Task details >>
All records are to be retyped faithfully and completely.

(Data extracted from a collection)
-- START --

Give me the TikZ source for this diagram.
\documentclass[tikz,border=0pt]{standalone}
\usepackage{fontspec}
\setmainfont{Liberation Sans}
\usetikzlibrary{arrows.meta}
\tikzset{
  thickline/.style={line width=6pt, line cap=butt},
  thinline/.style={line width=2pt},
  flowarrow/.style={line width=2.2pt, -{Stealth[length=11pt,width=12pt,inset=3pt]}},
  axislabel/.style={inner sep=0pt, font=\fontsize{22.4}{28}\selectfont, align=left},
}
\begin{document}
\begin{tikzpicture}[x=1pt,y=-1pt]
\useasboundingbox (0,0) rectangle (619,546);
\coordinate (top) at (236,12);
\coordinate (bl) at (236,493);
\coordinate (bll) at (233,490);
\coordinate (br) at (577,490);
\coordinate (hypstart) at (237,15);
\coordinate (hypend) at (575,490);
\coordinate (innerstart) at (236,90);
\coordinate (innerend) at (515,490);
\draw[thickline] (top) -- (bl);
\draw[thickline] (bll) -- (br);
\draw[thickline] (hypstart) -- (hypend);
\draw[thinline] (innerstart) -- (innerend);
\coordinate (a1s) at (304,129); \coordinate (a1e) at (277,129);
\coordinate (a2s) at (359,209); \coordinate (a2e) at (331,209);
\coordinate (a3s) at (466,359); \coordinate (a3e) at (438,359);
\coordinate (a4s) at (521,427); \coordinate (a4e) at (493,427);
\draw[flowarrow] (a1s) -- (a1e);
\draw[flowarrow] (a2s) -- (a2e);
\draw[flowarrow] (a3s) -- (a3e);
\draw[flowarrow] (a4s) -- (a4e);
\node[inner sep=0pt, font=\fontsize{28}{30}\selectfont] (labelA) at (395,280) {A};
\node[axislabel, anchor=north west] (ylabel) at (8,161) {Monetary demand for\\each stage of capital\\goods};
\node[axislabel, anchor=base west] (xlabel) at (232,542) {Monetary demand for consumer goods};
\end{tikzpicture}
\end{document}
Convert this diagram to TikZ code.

-- END --

Task answer >>
Give me the TikZ source for this diagram.
\documentclass[tikz,border=0pt]{standalone}
\usepackage{fontspec}
\setmainfont{Liberation Sans}
\usetikzlibrary{arrows.meta}
\tikzset{
  thickline/.style={line width=6pt, line cap=butt},
  thinline/.style={line width=2pt},
  flowarrow/.style={line width=2.2pt, -{Stealth[length=11pt,width=12pt,inset=3pt]}},
  axislabel/.style={inner sep=0pt, font=\fontsize{22.4}{28}\selectfont, align=left},
}
\begin{document}
\begin{tikzpicture}[x=1pt,y=-1pt]
\useasboundingbox (0,0) rectangle (619,546);
\coordinate (top) at (236,12);
\coordinate (bl) at (236,493);
\coordinate (bll) at (233,490);
\coordinate (br) at (577,490);
\coordinate (hypstart) at (237,15);
\coordinate (hypend) at (575,490);
\coordinate (innerstart) at (236,90);
\coordinate (innerend) at (515,490);
\draw[thickline] (top) -- (bl);
\draw[thickline] (bll) -- (br);
\draw[thickline] (hypstart) -- (hypend);
\draw[thinline] (innerstart) -- (innerend);
\coordinate (a1s) at (304,129); \coordinate (a1e) at (277,129);
\coordinate (a2s) at (359,209); \coordinate (a2e) at (331,209);
\coordinate (a3s) at (466,359); \coordinate (a3e) at (438,359);
\coordinate (a4s) at (521,427); \coordinate (a4e) at (493,427);
\draw[flowarrow] (a1s) -- (a1e);
\draw[flowarrow] (a2s) -- (a2e);
\draw[flowarrow] (a3s) -- (a3e);
\draw[flowarrow] (a4s) -- (a4e);
\node[inner sep=0pt, font=\fontsize{28}{30}\selectfont] (labelA) at (395,280) {A};
\node[axislabel, anchor=north west] (ylabel) at (8,161) {Monetary demand for\\each stage of capital\\goods};
\node[axislabel, anchor=base west] (xlabel) at (232,542) {Monetary demand for consumer goods};
\end{tikzpicture}
\end{document}
Convert this diagram to TikZ code.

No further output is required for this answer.